-- start of Data to process --
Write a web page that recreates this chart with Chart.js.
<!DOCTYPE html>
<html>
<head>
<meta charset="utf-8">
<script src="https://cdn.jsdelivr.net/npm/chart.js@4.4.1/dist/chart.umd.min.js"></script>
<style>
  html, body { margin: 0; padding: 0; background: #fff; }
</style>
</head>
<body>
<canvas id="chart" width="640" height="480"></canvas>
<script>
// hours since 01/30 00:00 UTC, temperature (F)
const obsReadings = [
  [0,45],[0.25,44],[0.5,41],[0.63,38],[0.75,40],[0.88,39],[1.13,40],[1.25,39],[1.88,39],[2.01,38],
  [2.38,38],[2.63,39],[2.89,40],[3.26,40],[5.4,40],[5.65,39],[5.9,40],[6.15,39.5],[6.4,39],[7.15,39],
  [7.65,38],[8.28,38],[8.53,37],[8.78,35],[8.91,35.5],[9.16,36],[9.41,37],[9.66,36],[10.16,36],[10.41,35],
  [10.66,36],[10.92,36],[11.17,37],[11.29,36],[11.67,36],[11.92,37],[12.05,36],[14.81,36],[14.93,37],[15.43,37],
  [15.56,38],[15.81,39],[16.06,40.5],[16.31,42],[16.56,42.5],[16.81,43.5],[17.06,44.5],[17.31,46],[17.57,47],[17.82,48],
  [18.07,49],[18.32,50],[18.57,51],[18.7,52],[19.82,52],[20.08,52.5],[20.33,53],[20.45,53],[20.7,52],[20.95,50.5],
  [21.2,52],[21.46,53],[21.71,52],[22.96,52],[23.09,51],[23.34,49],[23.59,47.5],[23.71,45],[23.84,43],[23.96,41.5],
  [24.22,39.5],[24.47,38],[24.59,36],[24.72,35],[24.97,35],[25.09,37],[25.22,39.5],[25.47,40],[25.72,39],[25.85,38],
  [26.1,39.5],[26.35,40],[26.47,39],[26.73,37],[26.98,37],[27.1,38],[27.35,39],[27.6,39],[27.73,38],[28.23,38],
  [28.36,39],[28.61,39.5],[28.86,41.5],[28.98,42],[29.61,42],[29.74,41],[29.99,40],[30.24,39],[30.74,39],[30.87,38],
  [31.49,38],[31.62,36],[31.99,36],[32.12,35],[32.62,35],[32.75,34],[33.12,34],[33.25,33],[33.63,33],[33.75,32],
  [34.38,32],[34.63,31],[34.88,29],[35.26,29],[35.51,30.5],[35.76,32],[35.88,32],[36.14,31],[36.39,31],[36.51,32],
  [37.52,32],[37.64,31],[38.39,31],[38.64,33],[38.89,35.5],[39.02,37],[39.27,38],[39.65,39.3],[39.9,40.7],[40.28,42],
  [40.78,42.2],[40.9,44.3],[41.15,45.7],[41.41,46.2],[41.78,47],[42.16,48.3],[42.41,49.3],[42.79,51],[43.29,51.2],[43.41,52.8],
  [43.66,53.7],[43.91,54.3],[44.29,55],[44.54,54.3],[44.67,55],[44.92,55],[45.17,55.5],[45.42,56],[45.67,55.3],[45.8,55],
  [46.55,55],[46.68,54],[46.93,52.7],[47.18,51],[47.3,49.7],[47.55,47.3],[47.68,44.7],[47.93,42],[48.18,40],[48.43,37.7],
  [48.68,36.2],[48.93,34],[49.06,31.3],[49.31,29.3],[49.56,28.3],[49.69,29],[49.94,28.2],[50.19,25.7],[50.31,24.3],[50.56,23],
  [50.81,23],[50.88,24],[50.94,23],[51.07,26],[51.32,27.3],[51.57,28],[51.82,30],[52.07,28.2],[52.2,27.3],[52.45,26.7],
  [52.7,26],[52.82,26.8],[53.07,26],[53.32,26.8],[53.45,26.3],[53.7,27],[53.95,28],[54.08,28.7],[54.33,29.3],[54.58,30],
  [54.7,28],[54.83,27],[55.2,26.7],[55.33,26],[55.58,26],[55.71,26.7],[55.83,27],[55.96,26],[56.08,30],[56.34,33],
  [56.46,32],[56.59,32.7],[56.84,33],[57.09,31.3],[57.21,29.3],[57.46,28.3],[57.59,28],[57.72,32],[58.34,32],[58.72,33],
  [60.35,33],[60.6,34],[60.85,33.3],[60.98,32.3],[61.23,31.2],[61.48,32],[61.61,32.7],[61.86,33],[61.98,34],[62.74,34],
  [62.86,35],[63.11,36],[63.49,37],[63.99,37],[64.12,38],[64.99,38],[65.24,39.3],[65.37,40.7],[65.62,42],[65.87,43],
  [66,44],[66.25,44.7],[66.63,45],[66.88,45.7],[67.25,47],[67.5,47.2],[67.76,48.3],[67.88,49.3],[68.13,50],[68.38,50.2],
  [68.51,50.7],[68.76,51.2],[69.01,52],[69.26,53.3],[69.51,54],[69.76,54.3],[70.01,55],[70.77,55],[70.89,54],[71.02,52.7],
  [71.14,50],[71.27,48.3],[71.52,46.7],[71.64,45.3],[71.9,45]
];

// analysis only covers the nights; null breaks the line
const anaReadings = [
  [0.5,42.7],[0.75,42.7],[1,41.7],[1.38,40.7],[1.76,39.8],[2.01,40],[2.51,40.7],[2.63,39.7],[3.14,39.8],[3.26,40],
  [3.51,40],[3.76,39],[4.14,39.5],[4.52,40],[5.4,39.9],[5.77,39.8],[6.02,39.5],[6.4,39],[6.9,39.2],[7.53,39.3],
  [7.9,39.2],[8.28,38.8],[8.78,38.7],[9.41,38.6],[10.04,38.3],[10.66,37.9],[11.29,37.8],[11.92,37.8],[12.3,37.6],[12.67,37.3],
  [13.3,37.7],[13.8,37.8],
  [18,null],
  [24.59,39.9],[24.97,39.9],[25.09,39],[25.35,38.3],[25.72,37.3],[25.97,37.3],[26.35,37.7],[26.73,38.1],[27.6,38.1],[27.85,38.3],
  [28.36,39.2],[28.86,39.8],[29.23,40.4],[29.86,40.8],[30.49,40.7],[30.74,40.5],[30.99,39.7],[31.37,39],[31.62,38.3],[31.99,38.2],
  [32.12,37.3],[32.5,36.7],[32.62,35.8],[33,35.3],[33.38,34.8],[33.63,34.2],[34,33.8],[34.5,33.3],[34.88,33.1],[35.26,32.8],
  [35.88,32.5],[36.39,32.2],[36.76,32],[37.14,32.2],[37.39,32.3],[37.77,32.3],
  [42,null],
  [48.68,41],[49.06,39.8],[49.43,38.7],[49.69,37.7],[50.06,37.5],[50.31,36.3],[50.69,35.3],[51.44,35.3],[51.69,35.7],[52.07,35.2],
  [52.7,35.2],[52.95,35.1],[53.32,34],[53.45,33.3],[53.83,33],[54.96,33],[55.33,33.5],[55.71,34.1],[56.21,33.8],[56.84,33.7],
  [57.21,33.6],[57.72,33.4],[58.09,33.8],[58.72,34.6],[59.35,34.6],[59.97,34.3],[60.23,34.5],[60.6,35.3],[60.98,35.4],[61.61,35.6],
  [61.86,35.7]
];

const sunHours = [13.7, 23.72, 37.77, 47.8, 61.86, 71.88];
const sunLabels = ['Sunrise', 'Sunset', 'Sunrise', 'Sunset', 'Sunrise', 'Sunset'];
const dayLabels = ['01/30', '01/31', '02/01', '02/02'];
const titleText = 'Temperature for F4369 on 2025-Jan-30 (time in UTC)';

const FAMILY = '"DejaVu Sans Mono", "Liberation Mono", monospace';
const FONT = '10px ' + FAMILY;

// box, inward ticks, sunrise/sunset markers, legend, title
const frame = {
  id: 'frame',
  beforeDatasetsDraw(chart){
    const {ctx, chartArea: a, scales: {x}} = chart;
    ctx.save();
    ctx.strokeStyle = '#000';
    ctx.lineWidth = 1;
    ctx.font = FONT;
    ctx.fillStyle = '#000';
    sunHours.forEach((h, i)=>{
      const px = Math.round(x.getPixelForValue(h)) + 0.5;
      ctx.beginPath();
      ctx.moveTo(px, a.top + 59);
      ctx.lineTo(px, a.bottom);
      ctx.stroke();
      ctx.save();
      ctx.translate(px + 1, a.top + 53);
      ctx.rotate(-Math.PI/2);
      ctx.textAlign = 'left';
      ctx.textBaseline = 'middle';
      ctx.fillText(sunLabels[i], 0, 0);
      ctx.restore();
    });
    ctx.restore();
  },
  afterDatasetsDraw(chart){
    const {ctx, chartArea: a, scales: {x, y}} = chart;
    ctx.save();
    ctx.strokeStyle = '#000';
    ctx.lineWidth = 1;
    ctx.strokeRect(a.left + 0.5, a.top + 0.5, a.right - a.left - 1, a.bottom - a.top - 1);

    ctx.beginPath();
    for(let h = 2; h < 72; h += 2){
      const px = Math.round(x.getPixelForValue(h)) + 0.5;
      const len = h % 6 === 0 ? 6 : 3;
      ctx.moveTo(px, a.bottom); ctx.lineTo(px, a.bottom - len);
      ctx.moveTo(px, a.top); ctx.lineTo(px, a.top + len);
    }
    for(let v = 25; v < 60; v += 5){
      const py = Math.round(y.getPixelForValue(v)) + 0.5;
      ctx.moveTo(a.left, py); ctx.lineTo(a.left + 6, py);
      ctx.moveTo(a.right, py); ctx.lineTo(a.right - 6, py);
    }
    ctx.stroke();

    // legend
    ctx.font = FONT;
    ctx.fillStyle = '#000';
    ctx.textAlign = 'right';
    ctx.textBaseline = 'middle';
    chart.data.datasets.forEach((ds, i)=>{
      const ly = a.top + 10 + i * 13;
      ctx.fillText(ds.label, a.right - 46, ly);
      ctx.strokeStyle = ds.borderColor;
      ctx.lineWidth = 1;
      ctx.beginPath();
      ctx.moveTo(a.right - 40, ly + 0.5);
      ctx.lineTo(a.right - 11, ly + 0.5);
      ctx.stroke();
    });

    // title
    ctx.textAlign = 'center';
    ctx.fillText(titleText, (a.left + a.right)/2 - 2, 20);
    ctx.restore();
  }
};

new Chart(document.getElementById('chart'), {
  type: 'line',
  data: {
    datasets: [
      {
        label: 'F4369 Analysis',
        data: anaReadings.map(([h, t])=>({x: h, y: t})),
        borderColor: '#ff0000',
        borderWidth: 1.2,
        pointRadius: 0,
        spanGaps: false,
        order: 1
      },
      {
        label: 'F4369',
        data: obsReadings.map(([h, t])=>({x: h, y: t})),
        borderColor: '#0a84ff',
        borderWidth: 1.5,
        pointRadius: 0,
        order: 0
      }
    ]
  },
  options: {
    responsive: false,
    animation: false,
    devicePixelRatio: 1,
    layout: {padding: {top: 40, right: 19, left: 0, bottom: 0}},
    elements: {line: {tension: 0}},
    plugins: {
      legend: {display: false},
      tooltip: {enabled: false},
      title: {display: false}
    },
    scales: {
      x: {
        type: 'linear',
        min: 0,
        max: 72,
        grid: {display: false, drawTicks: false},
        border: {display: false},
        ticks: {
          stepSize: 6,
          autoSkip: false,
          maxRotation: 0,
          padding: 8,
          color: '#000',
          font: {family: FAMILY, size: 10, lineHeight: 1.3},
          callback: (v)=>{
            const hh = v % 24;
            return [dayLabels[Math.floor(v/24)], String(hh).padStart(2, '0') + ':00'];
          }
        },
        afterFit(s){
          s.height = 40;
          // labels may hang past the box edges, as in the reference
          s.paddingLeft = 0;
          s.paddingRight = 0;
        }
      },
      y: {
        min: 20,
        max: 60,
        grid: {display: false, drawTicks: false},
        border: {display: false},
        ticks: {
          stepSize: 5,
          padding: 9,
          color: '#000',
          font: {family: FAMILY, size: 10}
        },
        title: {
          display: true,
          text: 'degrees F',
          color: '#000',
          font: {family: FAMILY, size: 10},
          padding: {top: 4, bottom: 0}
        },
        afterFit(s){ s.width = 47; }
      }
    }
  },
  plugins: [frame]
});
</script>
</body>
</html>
-- end of Data to process --
-- start of Data to process --
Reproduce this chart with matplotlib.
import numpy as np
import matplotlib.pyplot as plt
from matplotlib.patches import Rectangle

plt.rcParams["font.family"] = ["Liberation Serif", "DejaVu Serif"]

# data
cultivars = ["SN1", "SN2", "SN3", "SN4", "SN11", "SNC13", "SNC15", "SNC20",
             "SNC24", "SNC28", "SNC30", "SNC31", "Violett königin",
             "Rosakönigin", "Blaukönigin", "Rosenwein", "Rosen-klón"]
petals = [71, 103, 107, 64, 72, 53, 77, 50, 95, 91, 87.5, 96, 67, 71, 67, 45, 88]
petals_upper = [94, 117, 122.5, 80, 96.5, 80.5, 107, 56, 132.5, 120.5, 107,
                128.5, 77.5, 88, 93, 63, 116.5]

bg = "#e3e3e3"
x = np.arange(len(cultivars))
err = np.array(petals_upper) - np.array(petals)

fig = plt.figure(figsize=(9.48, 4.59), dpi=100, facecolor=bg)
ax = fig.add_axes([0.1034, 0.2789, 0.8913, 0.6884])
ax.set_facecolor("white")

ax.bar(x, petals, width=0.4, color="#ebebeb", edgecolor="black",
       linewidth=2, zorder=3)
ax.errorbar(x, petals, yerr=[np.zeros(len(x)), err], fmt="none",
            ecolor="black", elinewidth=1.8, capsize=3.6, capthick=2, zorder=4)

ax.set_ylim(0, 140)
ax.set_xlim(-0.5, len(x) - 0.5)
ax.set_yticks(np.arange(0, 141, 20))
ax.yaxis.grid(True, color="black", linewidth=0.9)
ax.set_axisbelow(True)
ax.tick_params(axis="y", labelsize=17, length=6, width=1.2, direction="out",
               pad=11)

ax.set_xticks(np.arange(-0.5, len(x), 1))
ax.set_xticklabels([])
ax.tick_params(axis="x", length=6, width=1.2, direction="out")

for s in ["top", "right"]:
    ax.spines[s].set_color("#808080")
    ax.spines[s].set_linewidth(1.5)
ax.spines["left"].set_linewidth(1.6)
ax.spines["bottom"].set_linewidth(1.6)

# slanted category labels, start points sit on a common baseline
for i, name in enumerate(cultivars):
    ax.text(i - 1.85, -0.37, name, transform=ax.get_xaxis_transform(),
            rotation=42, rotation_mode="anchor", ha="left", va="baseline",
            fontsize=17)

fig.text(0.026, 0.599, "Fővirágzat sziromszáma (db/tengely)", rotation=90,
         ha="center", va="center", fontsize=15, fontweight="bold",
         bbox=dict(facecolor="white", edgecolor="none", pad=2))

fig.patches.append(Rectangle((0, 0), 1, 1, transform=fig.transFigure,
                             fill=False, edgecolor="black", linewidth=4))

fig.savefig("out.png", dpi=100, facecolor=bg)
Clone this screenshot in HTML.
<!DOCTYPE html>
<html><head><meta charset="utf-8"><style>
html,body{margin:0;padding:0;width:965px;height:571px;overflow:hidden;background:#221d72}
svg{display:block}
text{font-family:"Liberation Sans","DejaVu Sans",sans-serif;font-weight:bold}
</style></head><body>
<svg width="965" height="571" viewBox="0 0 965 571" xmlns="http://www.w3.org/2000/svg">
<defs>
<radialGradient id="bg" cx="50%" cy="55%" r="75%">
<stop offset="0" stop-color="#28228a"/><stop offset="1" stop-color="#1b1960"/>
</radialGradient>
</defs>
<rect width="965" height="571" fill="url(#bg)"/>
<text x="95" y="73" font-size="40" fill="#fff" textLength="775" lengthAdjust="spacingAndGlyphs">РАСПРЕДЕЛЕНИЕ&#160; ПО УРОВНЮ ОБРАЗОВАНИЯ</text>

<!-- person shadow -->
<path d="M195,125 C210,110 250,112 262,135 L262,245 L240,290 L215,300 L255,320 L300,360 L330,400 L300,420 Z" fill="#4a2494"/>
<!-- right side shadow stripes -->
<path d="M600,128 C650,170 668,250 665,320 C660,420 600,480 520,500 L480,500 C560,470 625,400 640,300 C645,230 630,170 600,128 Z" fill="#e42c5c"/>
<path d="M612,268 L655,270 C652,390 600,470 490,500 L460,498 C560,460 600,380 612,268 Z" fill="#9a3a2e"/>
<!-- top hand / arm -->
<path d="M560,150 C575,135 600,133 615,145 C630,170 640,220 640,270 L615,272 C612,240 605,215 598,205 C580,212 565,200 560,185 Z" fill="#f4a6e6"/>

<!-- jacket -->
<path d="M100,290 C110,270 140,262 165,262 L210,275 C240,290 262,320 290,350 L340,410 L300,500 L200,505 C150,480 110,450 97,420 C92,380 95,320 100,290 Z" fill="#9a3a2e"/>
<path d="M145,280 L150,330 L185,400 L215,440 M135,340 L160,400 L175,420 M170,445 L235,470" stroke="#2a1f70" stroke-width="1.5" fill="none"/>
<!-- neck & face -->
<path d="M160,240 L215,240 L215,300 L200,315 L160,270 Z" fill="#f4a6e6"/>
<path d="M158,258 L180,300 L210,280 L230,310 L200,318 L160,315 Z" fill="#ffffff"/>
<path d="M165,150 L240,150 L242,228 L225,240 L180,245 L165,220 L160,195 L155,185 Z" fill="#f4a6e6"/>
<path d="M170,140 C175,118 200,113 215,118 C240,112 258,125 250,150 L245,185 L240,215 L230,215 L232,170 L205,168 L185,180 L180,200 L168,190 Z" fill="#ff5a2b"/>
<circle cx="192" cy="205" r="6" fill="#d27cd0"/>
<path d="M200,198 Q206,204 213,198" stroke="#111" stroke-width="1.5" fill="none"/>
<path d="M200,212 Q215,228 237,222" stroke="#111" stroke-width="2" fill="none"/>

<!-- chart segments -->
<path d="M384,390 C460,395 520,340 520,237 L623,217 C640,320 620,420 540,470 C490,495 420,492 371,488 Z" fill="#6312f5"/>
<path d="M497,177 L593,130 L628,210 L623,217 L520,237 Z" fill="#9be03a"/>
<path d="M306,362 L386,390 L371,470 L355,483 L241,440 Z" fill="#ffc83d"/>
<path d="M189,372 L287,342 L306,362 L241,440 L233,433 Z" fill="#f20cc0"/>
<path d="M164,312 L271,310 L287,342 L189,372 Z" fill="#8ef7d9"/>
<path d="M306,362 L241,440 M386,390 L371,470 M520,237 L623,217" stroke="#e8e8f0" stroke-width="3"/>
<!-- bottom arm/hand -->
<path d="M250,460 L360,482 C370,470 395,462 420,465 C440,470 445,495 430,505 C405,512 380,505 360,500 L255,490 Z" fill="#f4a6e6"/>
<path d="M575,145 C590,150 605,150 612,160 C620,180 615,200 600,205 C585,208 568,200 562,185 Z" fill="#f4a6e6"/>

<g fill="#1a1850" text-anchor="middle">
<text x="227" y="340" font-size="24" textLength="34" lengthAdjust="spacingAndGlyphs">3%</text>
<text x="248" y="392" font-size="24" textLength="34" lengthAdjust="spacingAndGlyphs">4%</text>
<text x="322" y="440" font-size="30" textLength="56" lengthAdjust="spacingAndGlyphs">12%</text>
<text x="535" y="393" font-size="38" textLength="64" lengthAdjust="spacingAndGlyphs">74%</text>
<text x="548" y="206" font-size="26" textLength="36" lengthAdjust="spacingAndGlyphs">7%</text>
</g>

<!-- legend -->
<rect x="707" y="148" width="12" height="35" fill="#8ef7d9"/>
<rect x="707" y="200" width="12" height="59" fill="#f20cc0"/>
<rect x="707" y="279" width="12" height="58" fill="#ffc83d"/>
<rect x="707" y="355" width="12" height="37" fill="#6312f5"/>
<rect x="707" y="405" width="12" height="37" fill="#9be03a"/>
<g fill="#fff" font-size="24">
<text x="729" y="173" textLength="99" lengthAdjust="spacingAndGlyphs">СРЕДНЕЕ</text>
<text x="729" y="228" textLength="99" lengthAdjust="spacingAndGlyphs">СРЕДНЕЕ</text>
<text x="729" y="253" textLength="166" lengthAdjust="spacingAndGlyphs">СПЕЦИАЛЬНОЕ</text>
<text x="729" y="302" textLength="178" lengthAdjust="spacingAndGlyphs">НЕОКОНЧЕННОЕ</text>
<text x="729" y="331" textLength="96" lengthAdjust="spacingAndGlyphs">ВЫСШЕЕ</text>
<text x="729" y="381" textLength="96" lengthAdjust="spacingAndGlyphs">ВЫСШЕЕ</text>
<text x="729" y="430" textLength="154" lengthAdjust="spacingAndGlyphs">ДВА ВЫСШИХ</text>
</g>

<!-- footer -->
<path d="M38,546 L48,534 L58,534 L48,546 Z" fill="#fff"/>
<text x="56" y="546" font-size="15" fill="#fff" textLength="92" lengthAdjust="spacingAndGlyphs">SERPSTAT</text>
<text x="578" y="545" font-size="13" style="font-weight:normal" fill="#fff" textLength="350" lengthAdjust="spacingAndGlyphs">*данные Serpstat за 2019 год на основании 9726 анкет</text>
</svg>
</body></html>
-- end of Data to process --
→ Exercise instructions: Exactly reproduce the lines that run from the line bearing "Reproduce this chart with matplotlib." through the line bearing "128.5, 77.5, 88, 93, 63, 116.5]", with both end lines included.

→ Problem solution:
Reproduce this chart with matplotlib.
import numpy as np
import matplotlib.pyplot as plt
from matplotlib.patches import Rectangle

plt.rcParams["font.family"] = ["Liberation Serif", "DejaVu Serif"]

# data
cultivars = ["SN1", "SN2", "SN3", "SN4", "SN11", "SNC13", "SNC15", "SNC20",
             "SNC24", "SNC28", "SNC30", "SNC31", "Violett königin",
             "Rosakönigin", "Blaukönigin", "Rosenwein", "Rosen-klón"]
petals = [71, 103, 107, 64, 72, 53, 77, 50, 95, 91, 87.5, 96, 67, 71, 67, 45, 88]
petals_upper = [94, 117, 122.5, 80, 96.5, 80.5, 107, 56, 132.5, 120.5, 107,
                128.5, 77.5, 88, 93, 63, 116.5]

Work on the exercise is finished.